Command blocks

Command blocks servers play like a custom map that never stops. The game is built into the world itself: scoreboards track progress, functions run the logic, and command blocks handle checks, rules, and rewards in the background.

The loop is objective-driven and trigger-based. Crossing a region starts a fight, stepping on a plate queues a run, clearing a wave advances a scoreboard, and checkpoints lock in progress. UI comes through titles, actionbar text, bossbars, particles, and sound cues, with marker entities or armor stands standing in for quest givers, shops, and menus.

Well-made setups are strict and learnable. Currency lives in scoreboard values, classes and permissions are tags, kits are loadouts applied on spawn, and abilities run on clean cooldown counters. Rules are usually enforced mechanically: anti-cheese checks, region locks, inventory restrictions, and automatic resets. When it is done right, it feels like tight vanilla engineering: deterministic, fast, and surprisingly deep on a standard client.

Do I need operator permissions or command blocks enabled to play?

No. Players never need access to command blocks. The server runs the command logic for you.

Is this the same thing as a datapack server?

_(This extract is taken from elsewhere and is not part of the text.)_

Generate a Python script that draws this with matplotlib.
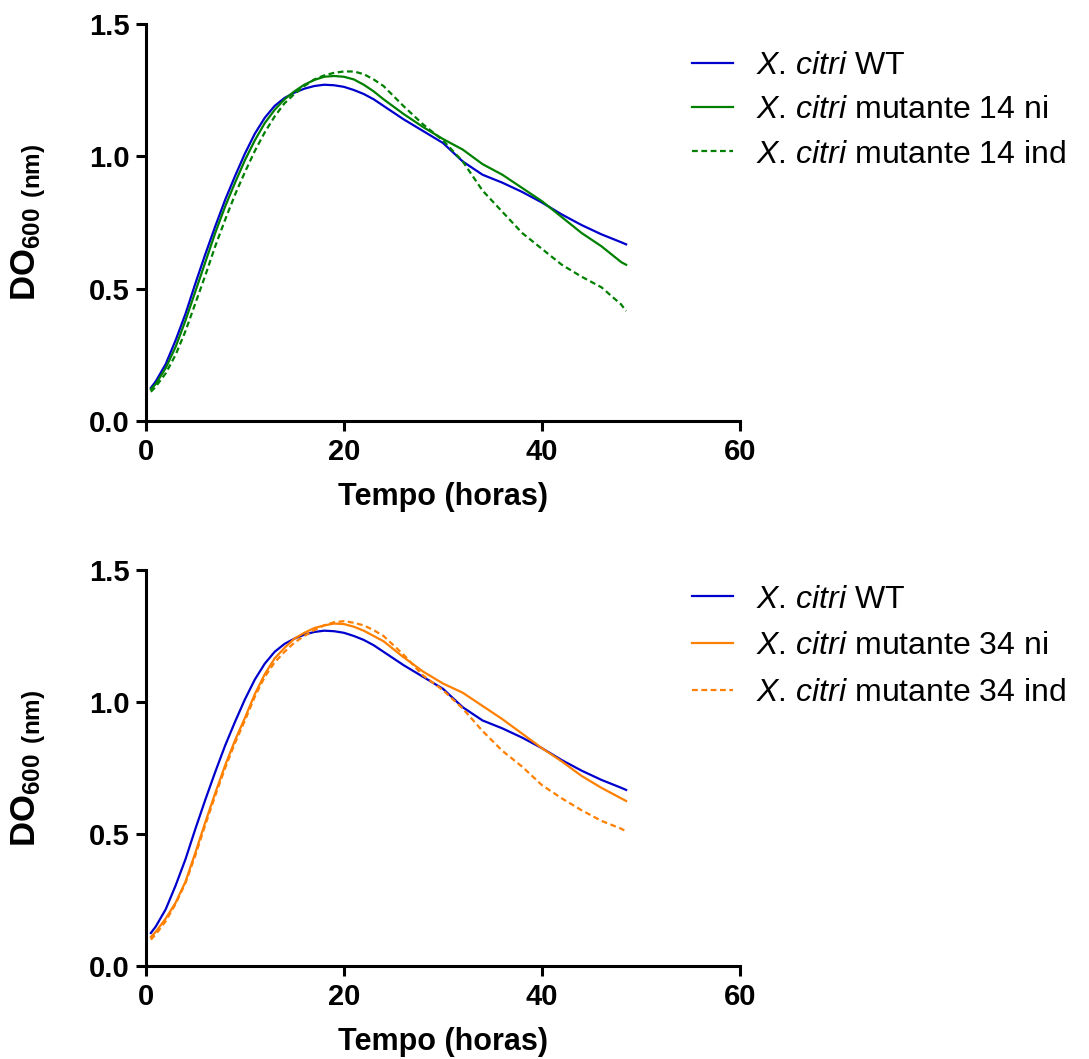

Same family of vanilla scripting. Modern servers often move most logic into datapack functions for organization and performance, with command blocks used for triggers, setup, or legacy systems. The gameplay feel is the same: scoreboards, tags, and event-driven progression.

How does it differ from plugin-heavy servers?

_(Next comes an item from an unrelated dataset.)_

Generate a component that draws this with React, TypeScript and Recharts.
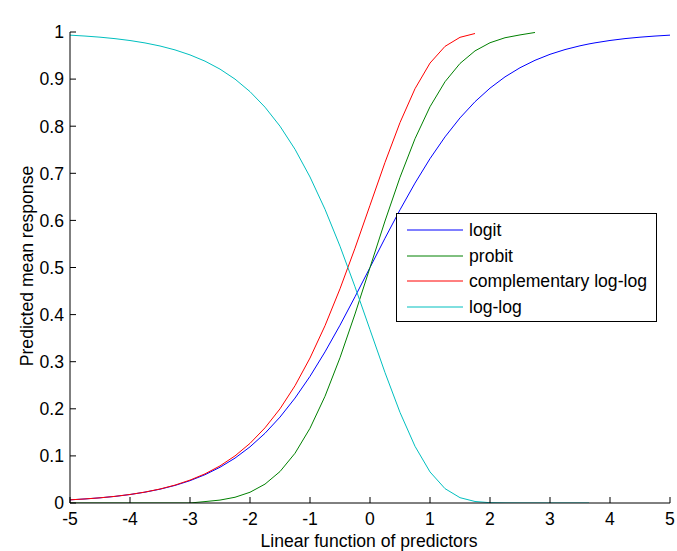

It usually feels more map-like and intentional. Instead of a wide survival feature pile, you get clear objectives, repeatable runs, and systems that are designed to work together.

Will it lag more than other formats?

It depends on how the logic is written. Constant repeating checks and loose selectors can drag TPS down. Clean builds limit per-tick work, rely on functions, and keep entity scans tight.

Do these servers require mods or a custom client?

Typically no. Most are join-and-play vanilla, sometimes with an optional resource pack for UI, sounds, or models.